The steady viscous flow of three columns of the Embryo-Glue fluid with the embryo inside the middle column separated from a preceding and following columns by air bubbles of given volumes through a circular tube is studied. This problem has never been studied before in application to the ET procedure. The material parameters of the fluids, elasticity and damage shear stress values have been taken from published experimental data on zebra fish, mouse, and human embryos. A series of computational sets for three injection velocities, two embryo sizes and four initial locations of the particles have been obtained. The velocity fields, pressure distributions, pathlines and shear stresses have been computed. The mean and maximal values of the hydrodynamical parameters strongly depend on the injection velocity, particle size and location according to the tube’s wall. The obtained results are in qualitative correspondence with experimental and CFD results [49, 50, 65, 66] obtained on the massless particles and small rigid particles in the tubes with rigid straight and waved surfaces.
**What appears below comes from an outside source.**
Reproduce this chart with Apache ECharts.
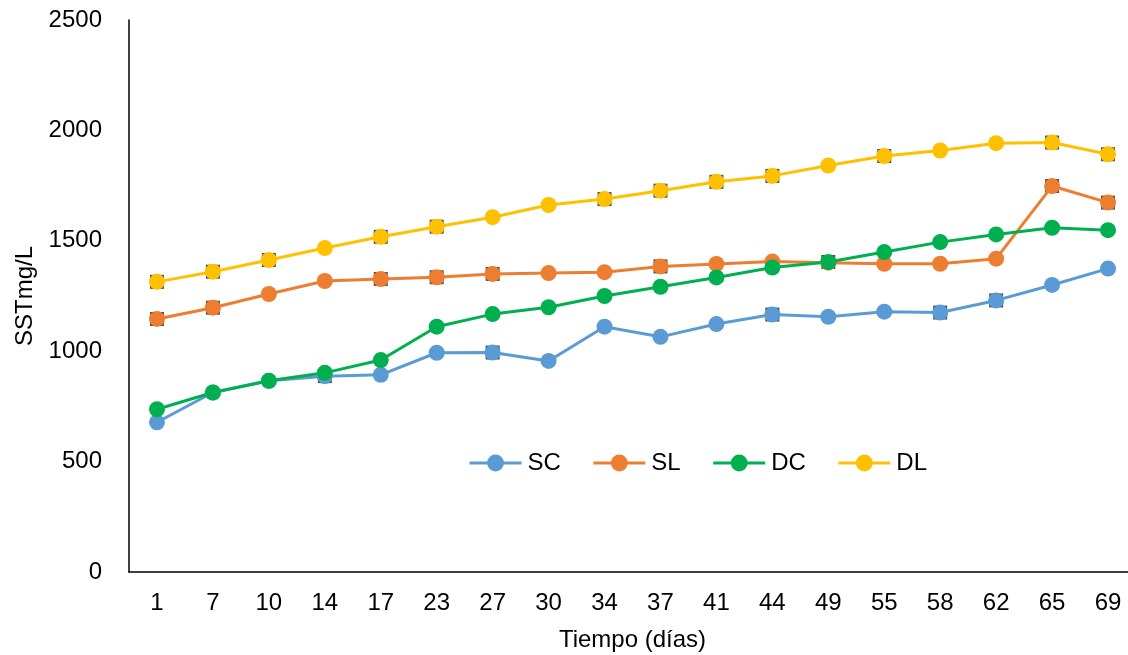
<!DOCTYPE html>
<html>
<head>
<meta charset="utf-8">
<script src="https://cdn.jsdelivr.net/npm/echarts@6/dist/echarts.min.js"></script>
<style>
  html, body { margin: 0; padding: 0; background: #ffffff; }
  #chart { width: 1128px; height: 655px; }
</style>
</head>
<body>
<div id="chart"></div>
<script>
// Sampling days
const days = ['1', '7', '10', '14', '17', '23', '27', '30', '34', '37', '41', '44', '49', '55', '58', '62', '65', '69'];

// Suspended solids (mg/L) per treatment
const SC = [678, 813, 866, 887, 893, 993, 994, 956, 1111, 1065, 1123, 1166, 1156, 1179, 1175, 1230, 1300, 1374];
const SL = [1146, 1197, 1259, 1318, 1327, 1335, 1350, 1354, 1358, 1384, 1395, 1406, 1401, 1396, 1396, 1419, 1748, 1673];
const DC = [737, 813, 866, 902, 960, 1111, 1168, 1199, 1250, 1292, 1334, 1379, 1404, 1449, 1494, 1529, 1559, 1548];
const DL = [1314, 1360, 1413, 1467, 1518, 1564, 1607, 1662, 1689, 1727, 1767, 1794, 1841, 1884, 1909, 1942, 1945, 1892];

// Days whose points carry the small square box marker behind the circle
const boxDaysSC = ['14', '27', '44', '58', '62'];
const boxDaysSL = ['1', '7', '17', '23', '27', '37', '65', '69'];
const boxDaysDC = ['49'];
const boxDaysDL = ['1', '7', '10', '17', '23', '34', '37', '41', '44', '55', '65', '69'];

const yTicks = { min: 0, max: 2500, interval: 500 };

const colors = { SC: '#5B9BD5', SL: '#ED7D31', DC: '#00B050', DL: '#FFC000' };
const FONT = 'Liberation Sans, Arial, sans-serif';

function lineSeries(name, data) {
  return {
    name: name,
    type: 'line',
    data: data,
    symbol: 'circle',
    symbolSize: 16,
    color: colors[name],
    lineStyle: { width: 3, color: colors[name] },
    itemStyle: { color: colors[name] },
    z: 3,
    emphasis: { disabled: true }
  };
}

function boxSeries(values, boxDays) {
  return {
    type: 'scatter',
    data: boxDays.map(d => [d, values[days.indexOf(d)]]),
    symbol: 'rect',
    symbolSize: 14,
    itemStyle: { color: '#222222' },
    z: 2,
    silent: true,
    legendHoverLink: false,
    emphasis: { disabled: true }
  };
}

const chart = echarts.init(document.getElementById('chart'), null, { renderer: 'canvas' });
chart.setOption({
  animation: false,
  backgroundColor: '#ffffff',
  grid: { left: 129, right: -8, top: 20, bottom: 83, containLabel: false, outerBoundsMode: 'none' },
  legend: {
    data: ['SC', 'SL', 'DC', 'DL'],
    left: 463,
    top: 446,
    itemWidth: 52,
    itemHeight: 21,
    itemGap: 31,
    lineStyle: { width: 3 },
    textStyle: { fontFamily: FONT, fontSize: 24, color: '#000000', padding: [0, 0, 0, 1] }
  },
  xAxis: {
    type: 'category',
    data: days,
    boundaryGap: true,
    name: 'Tiempo (días)',
    nameLocation: 'middle',
    nameGap: 56,
    nameTextStyle: { fontFamily: FONT, fontSize: 24, color: '#000000' },
    axisLine: { show: true, lineStyle: { color: '#000000', width: 1.5 } },
    axisTick: { show: false },
    axisLabel: { fontFamily: FONT, fontSize: 24, color: '#000000', margin: 19 },
    splitLine: { show: false }
  },
  yAxis: {
    type: 'value',
    min: yTicks.min,
    max: yTicks.max,
    interval: yTicks.interval,
    name: 'SSTmg/L',
    nameLocation: 'middle',
    nameGap: 85,
    nameRotate: 90,
    nameTextStyle: { fontFamily: FONT, fontSize: 24, color: '#000000' },
    axisLine: { show: true, lineStyle: { color: '#000000', width: 1.5 } },
    axisTick: { show: false },
    axisLabel: { fontFamily: FONT, fontSize: 24, color: '#000000', margin: 27, formatter: v => String(v) },
    splitLine: { show: false }
  },
  series: [
    boxSeries(SC, boxDaysSC),
    boxSeries(SL, boxDaysSL),
    boxSeries(DC, boxDaysDC),
    boxSeries(DL, boxDaysDL),
    lineSeries('SC', SC),
    lineSeries('SL', SL),
    lineSeries('DC', DC),
    lineSeries('DL', DL)
  ]
});
</script>
</body>
</html>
A novel DAF paratemer for estimation of the optimal patient-specific injection speed based on known size, elastic parameters and developmental stage of the embryo is proposed. The DAF is computed as the shear stress experienced by the embryo’s surface embryo during its injection. The approach is well known and validated for the RBC damage in the extracorporeal systems, valve prostheses or stenosed/calcified valves. For the ET procedure the approach has not been studied yet. It was shown, the numerical computations for three different injection velocities gives enough data for the interpolation of the dependencies DAF(U_inj) and estimation the limits for optimal U_inj for known embryo size and properties. Fast injection may produce high DAF due to high shear stresses especially when the embryo is closer to the wall, while the slow injection may also give higher DAF values due to longer IT of the embryo even at the low shear stress conditions.

The obtained results are based on an oversimplified elastic model of the embryo and the values measured on the mouse blastocysts only. More reliable data can be obtained on the realistic viscoelastic models of the embryo. The computed results also need validation by the experiments on human embryos. Other potential damaging factors (pressures, pressure gradients, variations in time, deformation of surfaces, etc.) can also be accounted for in (4) that will be done in future studies.